EXERCISE INSTRUCTIONS: Review the material line by line. Identify and copy every line that contains the string "this".

RECORDS SUPPLIED:
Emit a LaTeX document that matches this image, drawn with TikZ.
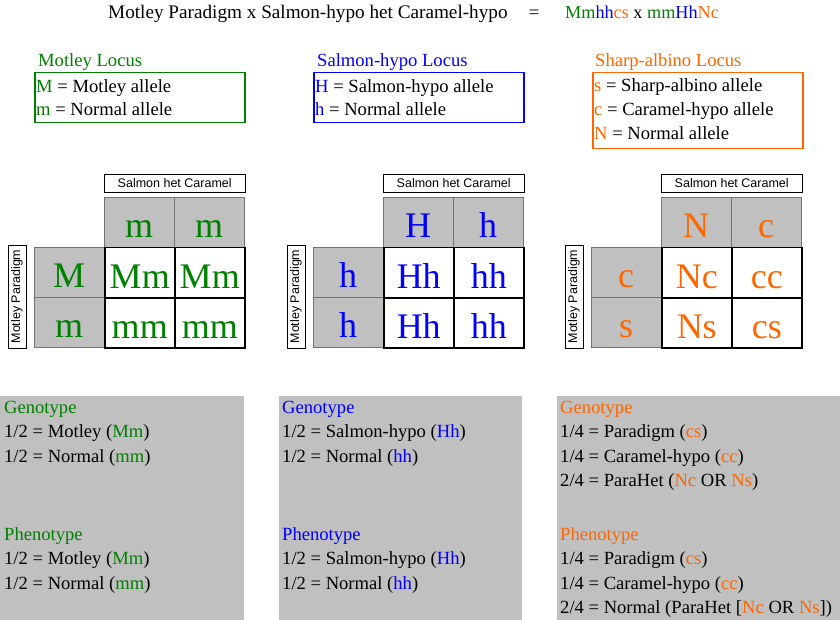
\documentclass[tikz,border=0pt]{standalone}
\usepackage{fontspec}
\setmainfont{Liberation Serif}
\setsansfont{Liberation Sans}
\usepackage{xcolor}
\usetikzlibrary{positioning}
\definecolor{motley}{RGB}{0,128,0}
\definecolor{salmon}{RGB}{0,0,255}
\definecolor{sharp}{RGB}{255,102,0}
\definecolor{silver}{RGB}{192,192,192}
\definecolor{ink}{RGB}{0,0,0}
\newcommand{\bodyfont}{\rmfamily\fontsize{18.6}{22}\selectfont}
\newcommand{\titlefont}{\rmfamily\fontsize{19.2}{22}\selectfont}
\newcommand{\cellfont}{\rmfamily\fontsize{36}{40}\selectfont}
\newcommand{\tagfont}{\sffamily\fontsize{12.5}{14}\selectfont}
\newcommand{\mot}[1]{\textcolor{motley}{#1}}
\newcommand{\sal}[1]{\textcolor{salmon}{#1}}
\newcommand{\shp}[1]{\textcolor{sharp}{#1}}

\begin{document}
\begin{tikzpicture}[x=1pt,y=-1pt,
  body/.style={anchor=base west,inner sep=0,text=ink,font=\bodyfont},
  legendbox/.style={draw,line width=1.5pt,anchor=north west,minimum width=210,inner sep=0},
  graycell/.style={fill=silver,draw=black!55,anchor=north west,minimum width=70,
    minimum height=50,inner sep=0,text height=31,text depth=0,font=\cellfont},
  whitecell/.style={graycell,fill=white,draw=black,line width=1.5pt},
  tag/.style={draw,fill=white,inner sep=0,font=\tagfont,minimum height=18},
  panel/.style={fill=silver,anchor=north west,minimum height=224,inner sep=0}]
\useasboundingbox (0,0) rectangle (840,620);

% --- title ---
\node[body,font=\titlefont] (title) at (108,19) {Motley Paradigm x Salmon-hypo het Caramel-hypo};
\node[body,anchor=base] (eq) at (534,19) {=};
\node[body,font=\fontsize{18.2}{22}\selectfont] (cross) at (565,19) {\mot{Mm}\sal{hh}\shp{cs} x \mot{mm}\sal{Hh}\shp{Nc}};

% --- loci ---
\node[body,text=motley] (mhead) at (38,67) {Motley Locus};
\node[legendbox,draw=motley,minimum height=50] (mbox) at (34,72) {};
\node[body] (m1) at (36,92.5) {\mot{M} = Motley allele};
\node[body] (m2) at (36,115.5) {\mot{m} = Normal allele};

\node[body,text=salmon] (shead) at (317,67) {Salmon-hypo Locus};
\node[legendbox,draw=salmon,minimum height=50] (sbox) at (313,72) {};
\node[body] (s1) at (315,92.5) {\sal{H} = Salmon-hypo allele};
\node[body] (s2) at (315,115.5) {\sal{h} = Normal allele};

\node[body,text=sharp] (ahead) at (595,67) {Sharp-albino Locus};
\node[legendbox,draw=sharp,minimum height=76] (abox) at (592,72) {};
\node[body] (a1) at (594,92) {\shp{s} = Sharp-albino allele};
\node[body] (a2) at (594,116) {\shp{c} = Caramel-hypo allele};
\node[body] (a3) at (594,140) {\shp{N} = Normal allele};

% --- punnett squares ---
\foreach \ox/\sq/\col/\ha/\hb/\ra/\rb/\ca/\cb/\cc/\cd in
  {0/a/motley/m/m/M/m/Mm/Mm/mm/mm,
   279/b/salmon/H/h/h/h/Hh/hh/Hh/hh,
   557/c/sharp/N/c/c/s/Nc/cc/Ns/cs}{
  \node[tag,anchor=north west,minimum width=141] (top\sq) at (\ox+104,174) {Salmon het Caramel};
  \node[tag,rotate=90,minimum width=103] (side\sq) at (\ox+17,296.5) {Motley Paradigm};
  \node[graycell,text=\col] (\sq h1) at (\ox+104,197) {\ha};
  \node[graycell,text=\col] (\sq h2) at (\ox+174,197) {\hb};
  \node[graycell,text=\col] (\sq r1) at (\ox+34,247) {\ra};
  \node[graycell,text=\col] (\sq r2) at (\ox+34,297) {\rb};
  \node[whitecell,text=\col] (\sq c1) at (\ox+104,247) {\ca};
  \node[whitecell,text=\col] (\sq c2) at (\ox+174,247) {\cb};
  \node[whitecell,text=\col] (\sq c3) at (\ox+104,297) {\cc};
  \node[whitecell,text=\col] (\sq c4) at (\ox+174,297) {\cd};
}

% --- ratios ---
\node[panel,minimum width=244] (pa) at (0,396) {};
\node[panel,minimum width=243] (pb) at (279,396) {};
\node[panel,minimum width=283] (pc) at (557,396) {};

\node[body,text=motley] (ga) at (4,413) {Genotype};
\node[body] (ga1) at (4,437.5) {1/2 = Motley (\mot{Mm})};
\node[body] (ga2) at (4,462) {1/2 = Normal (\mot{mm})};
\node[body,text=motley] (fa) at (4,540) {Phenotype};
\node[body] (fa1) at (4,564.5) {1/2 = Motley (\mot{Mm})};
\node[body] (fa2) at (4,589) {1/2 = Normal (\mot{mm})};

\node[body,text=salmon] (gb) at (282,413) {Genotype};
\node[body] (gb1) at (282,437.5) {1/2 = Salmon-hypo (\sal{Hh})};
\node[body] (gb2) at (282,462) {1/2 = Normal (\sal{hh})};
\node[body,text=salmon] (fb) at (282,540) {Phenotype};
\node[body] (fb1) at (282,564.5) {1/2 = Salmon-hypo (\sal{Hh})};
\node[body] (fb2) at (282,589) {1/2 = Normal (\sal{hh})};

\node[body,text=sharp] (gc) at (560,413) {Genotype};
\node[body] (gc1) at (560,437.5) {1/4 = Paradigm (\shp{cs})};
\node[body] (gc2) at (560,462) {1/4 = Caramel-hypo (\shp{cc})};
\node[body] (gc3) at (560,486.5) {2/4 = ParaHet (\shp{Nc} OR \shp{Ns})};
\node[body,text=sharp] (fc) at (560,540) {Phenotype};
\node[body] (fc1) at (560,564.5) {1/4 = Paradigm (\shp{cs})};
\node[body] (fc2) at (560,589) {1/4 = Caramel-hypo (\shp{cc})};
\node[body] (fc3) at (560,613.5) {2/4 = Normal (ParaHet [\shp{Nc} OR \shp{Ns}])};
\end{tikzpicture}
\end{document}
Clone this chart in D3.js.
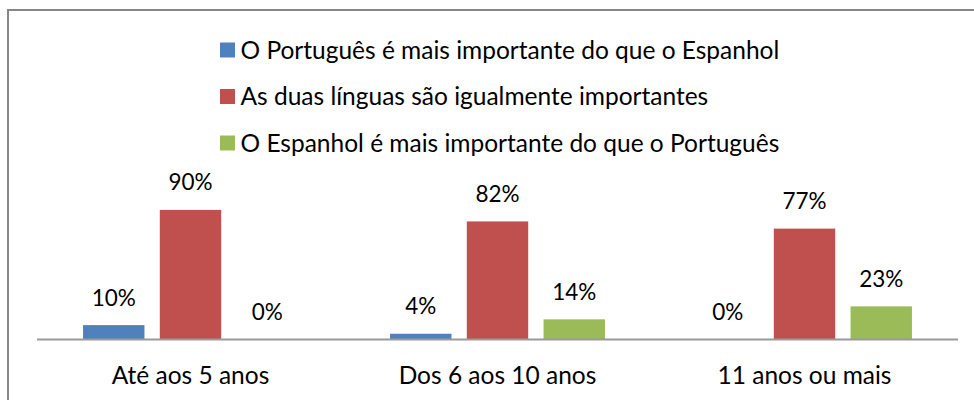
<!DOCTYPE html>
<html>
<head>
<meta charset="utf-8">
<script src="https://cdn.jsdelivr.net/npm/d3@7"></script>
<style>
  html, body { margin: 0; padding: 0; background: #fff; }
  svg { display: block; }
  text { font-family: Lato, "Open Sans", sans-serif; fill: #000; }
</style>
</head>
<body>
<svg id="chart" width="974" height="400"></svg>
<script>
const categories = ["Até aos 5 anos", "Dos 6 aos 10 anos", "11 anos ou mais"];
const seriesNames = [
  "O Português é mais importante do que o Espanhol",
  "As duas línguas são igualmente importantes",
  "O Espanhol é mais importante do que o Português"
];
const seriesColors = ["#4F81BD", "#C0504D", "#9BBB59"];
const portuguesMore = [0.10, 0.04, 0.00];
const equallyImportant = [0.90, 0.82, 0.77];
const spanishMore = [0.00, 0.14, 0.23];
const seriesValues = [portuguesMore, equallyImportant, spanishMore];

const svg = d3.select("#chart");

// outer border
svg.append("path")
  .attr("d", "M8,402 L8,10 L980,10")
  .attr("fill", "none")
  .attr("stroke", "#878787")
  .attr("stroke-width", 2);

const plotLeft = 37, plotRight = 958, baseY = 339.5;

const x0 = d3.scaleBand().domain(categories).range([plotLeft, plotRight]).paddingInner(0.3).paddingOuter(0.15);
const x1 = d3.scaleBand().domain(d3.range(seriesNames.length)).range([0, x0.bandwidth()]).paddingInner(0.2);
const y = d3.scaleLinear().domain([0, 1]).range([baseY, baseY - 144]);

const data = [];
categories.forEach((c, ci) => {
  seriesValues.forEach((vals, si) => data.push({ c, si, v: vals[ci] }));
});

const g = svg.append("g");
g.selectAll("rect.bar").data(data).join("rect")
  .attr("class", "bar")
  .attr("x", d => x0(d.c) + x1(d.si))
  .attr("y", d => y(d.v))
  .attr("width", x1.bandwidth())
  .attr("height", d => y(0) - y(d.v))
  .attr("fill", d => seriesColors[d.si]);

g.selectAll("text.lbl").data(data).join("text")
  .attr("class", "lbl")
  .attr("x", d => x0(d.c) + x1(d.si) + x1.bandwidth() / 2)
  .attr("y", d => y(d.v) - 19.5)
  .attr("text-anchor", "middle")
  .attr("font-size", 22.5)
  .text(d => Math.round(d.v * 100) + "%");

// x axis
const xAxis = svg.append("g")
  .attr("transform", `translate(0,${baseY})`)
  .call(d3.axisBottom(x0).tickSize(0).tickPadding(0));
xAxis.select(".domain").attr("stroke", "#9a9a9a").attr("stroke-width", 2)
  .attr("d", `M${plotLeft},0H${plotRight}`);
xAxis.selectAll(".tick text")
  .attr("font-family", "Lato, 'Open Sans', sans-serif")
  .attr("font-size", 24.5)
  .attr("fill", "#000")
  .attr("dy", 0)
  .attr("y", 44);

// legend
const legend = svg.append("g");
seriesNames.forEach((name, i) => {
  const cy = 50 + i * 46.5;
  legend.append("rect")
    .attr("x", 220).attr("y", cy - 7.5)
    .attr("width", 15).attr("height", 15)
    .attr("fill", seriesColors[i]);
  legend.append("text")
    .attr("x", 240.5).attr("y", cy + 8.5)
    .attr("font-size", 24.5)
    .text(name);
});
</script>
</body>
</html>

WRITTEN RESPONSE:
Emit a LaTeX document that matches this image, drawn with TikZ.
Clone this chart in D3.js.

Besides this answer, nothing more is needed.